Property investment was still mainly the domain of estate agents and house builders, and so was really a virtual mystery to the average person. Today, property is changing the way we think about our financial future. With such a strong interest in property being reflected in the newspapers, on television, by the government's housing targets and of course in the huge amount of information made available on the web, investors can finally get access to the range and depth of information they need to make the right investment decisions.
People are more aware of property prices and market trends these days than they've ever been - but that's only natural, house price data is the barometer by which potential investors gauge when, where and if to invest. So what's the outlook for 2008 is it going to be another bumper year for the property tycoon?

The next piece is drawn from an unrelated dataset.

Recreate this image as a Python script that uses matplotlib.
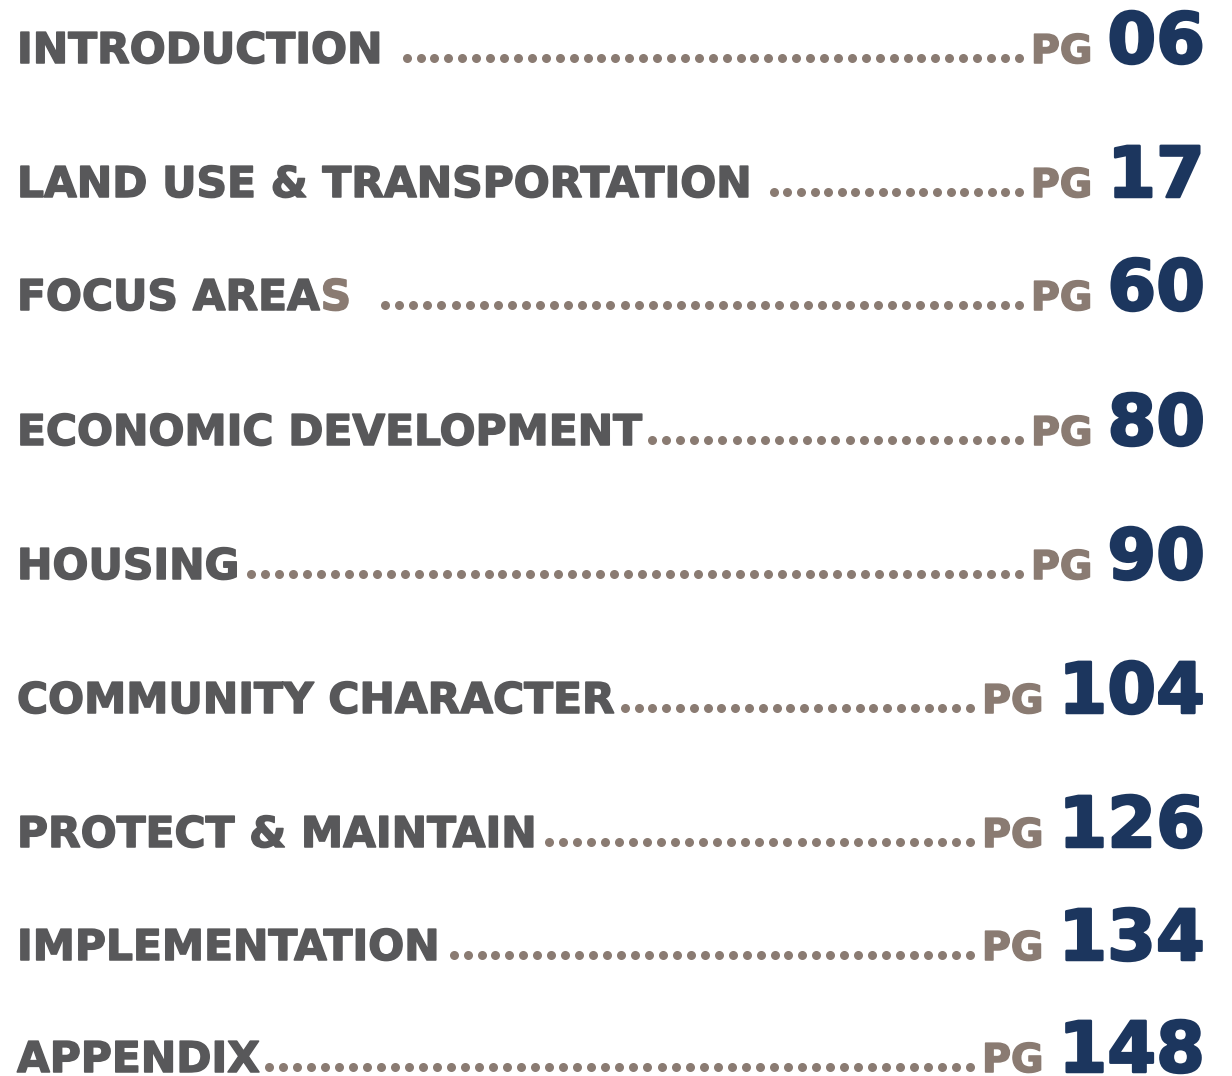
import numpy as np
import matplotlib
matplotlib.use("Agg")
from matplotlib import pyplot as plt
import matplotlib.patheffects as pe

# table of contents entries
titles = ["INTRODUCTION", "LAND USE & TRANSPORTATION", "FOCUS AREA",
          "ECONOMIC DEVELOPMENT", "HOUSING", "COMMUNITY CHARACTER",
          "PROTECT & MAINTAIN", "IMPLEMENTATION", "APPENDIX"]
title_tails = ["", "", "S", "", "", "", "", "", ""]  # last letter drawn in accent colour
pages = ["06", "17", "60", "80", "90", "104", "126", "134", "148"]

# layout (pixels)
baselines = [63, 197, 310, 445, 579, 713, 847, 960, 1072]
lead_gap = [20, 18, 30, 6, 8, 6, 8, 10, 5]

GRAY = "#58585a"
TAUPE = "#8a7b72"
NAVY = "#1c365e"
FONT = ["DejaVu Sans"]

W, H = 1232, 1076
fig = plt.figure(figsize=(W / 100, H / 100), dpi=100, facecolor="white")
ax = fig.add_axes([0, 0, 1, 1])
ax.set_xlim(0, W)
ax.set_ylim(H, 0)
ax.axis("off")

fig.canvas.draw()
renderer = fig.canvas.get_renderer()


def heavy(color, lw):
    # a thin outline in the same colour makes the bold face read heavier
    return [pe.withStroke(linewidth=lw, foreground=color)]


def extent(t):
    bb = t.get_window_extent(renderer)
    x0, _ = ax.transData.inverted().transform((bb.x0, bb.y0))
    x1, _ = ax.transData.inverted().transform((bb.x1, bb.y0))
    return x0, x1


for i, title in enumerate(titles):
    y = baselines[i]
    t = ax.text(17, y, title, color=GRAY, fontsize=30.5, fontweight="bold",
                family=FONT, va="baseline", ha="left",
                path_effects=heavy(GRAY, 1.1))
    _, tx1 = extent(t)
    if title_tails[i]:
        t2 = ax.text(tx1 + 1, y, title_tails[i], color=TAUPE, fontsize=30.5,
                     fontweight="bold", family=FONT, va="baseline", ha="left",
                     path_effects=heavy(TAUPE, 1.1))
        _, tx1 = extent(t2)

    n = ax.text(1205, y, pages[i], color=NAVY, fontsize=50.5, fontweight="bold",
                family=FONT, va="baseline", ha="right",
                path_effects=heavy(NAVY, 1.8))
    nx0, _ = extent(n)
    p = ax.text(nx0 - 15, y, "PG", color=TAUPE, fontsize=28.5, fontweight="bold",
                family=FONT, va="baseline", ha="right",
                path_effects=heavy(TAUPE, 1.1))
    px0, _ = extent(p)

    # dotted leader
    start = tx1 + lead_gap[i] + 4
    end = px0 - 12
    count = int(round((end - start) / 14.0)) + 1
    xs = np.linspace(start, end, count)
    ax.plot(xs, np.full_like(xs, y - 5), linestyle="none", marker="o",
            markersize=6.5, color=TAUPE, markeredgewidth=0)

fig.savefig("out.png", dpi=100, facecolor="white")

Although property prices have begun to moderate, amid all the pessimism and scaremongering there are still some voices predicting relatively robust growth during 2008. In fact, many property investment experts predict house prices will grow by an average of five per cent during the next 12 months - particularly buoyant will be the new home market. An industry expert comments: "I believe 2008 will be a more positive year for the new homes market and I predict an average price increase of between two and three per cent for new homes over the next year."
That said, being realistc - growth is likely to be substantially below these buoyant estimates, although a definitive estimate of future house prices is difficult to calculate, with a number of variables to be considered.

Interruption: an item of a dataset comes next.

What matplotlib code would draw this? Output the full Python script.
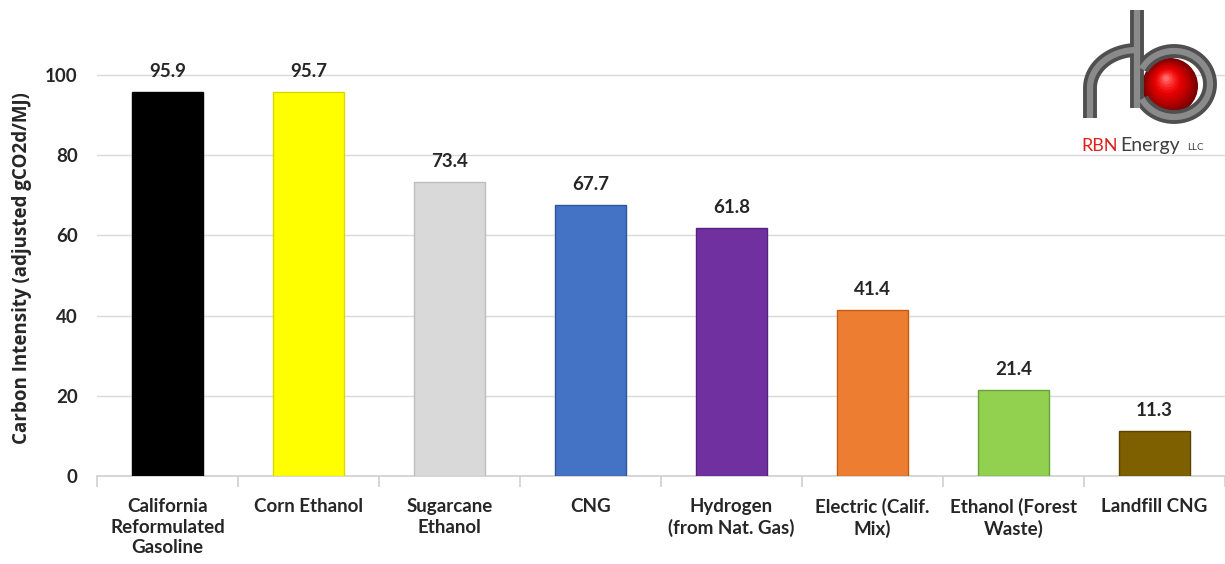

For example, home information packs (Hips) will be made compulsory for the whole market on 14th December 2007. The impact of this government scheme could prove integral to the future direction of the market. Furthermore, the Bank of England will also play a vital role when setting interest rates.
However, industry insiders are leaning heavily toward the possibility of a cut in the new year, perhaps bolstering the market.
"I think they'll drop at five per cent. There will be a cut probably in May and another one mid-year and I think rates will get down to five per cent during 2008 as the economy slows," said a property investment insider.
He was joined by a spokesperson for HSBC who said: "We have cuts again in quarter two, quarter three and quarter four, and you get 4.75 by the end of the year."
If this downward trend is proved correct, and given the continued shortage in supply of property in the UK property market, it seems prices are unlikely to fall dramatically.